Günü geçtiğinde...
Hani dün Başbakan'ın sözünden ilhamla "Günü geldiğinde" diye başlamıştık ya... Hani "iş takip eden gazeteciler" meselesine. Bütün meslek örgütlerinin "isimleri açıklayın" çağrısına. Hani "acı ve komik" diyerek. Acı ve komikti, çünkü, bu iş yeni değildi. Acı ve komikti, çünkü, uzak geçmişte de olduğu gibi, yakın geçmişte de, bu iş zıvanadan çıkmıştı. Acı ve komikti, çünkü, çok sayıda gazetecinin Meclis kulislerinde, başbakanlık, bakanlık koridorlarında kulis, lobi yaparken gördükleri meslektaşları, yöneticileri hiç mi vaki olmadı! Çok sayıda siyasetçinin tanık olduğu, araları bozulana kadar kulak verdiği, isteklerini not aldığı, randevular ayarladığı, hatta onlar adına bakanlıklarda, kamu bankalarında, Meclis oturumlarında, parti gruplarında "iş" kovaladığı hiç mi vuku bulmadı! Gazetecilik adına değil, ama gazetecilik sıfatını ve gücünü kullanarak, "manşet atarız, iki çakarız" gibisinden hem samimiyete, hem tehdide başvururken birilerinin fenersiz yakalandığı filan hiç mi bilinmedi yani! "Başbakan isimleri açıklasın!"
Allah aşkına, bütün bunları bilenler, tanık olanlar, görenler, misal Basın Konseyi'nde bulunmadı mı! Fındık fıstık ayıklandığı olmuştur da, herhangi biri "ayıklandı" mı... yoksa daha daha vazgeçilmez "adamım" lar mı oldu? Bu dönem için haydi Başbakan bir, iki isim verdi diyelim... Önceki dönem ne olacak? Bu işlere yatkın, sevdalı, gönüllü, omurgadan yamulmuşların dışında, "iyi gazeteci, iyi insan" niteliklerini hak etmiş olan niceleri bile, "iş takip" cephesine sürülmedi mi? Bir yayın grubunun farklı gazete ve TV'lerinin yöneticileri, hep bir arada, bir gövde gösterisi niteliğinde neden siyasetçi, bakan filan ziyaret etti ki? Daha Anayasa Mahkemesi Başkanı iken, etkili bir siyasetçinin, büyük medya adına, bir yasa için kulis yapmasına şaşıran, dudakları uçuklayan Cumhurbaşkanı, yıllardır büyük medya yöneticilerine neden randevu vermiyordu ki? Güneş Taner, koltukta iken yahut yatarken, o medya kuruluşundan bu medya kuruluşuna "gezelim, görelim" turlarına mı katılıyordu? Bir RTÜK yasası ile mecburi ekindeki "basın özgürlüğüne darbe" yasasının çıkarılabilmesi için seferber olan medya komutanı, neferi ve siyasi işbirlikçi sayısı saymakla biter mi?
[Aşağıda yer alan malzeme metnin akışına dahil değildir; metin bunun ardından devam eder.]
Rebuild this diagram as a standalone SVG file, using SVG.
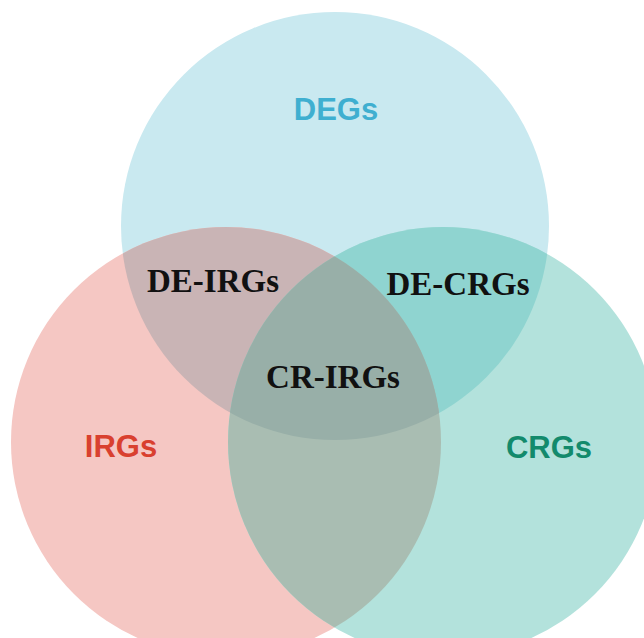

Siz bu ülkede, hükümetin çıkardığı, Cumhurbaşkanı'nın veto ettiği "yabancılara medyada yüzde 100 sermaye" yasası etrafındaki tartışmaların çok objektif olabileceğine güvenebilir misiniz? Böyle hayati bir konuda, şurada burada, bilerek bilmeyerek yasa lehinde yazanlar, kendi başlarındaki birilerinin aynı anda "yabancılar" la iş takip ettiğini, şirket kapmaya çalıştığını niye dürüstçe açıklayamaz... en azından kuşku duymaz, öğrenince frene basamaz? Medya kuruluşlarının açıkladığı, kağıt üstünde iyi bir şey olan "ilkeler" neden sadece muhabirin filan "kendi namına" çıkar sağlamasını "ayıplayan, cezalandıran" maddeler içerir de, bizzat gazeteci sıfatlı yöneticilerin marifetlerini hoş görür? Sözde ahlak bildirgeleri yayınlayan büyük iş dünyasının TÜSİAD'ı, toplumun tümünü gözetmesi gereken medya yöneticilerinin, gazeteci sıfatı, basın kartı taşıyarak "kendi üyesi" ve kendi çıkarlarının parçası olmasını nasıl hazmeder... bunu nasıl ahlaki, ilkeli, demokratik ve adil bulabilir? Hepsi acı tamam; ama "üç maymun" un birden "isim açıklayın" diye bağırması, komik!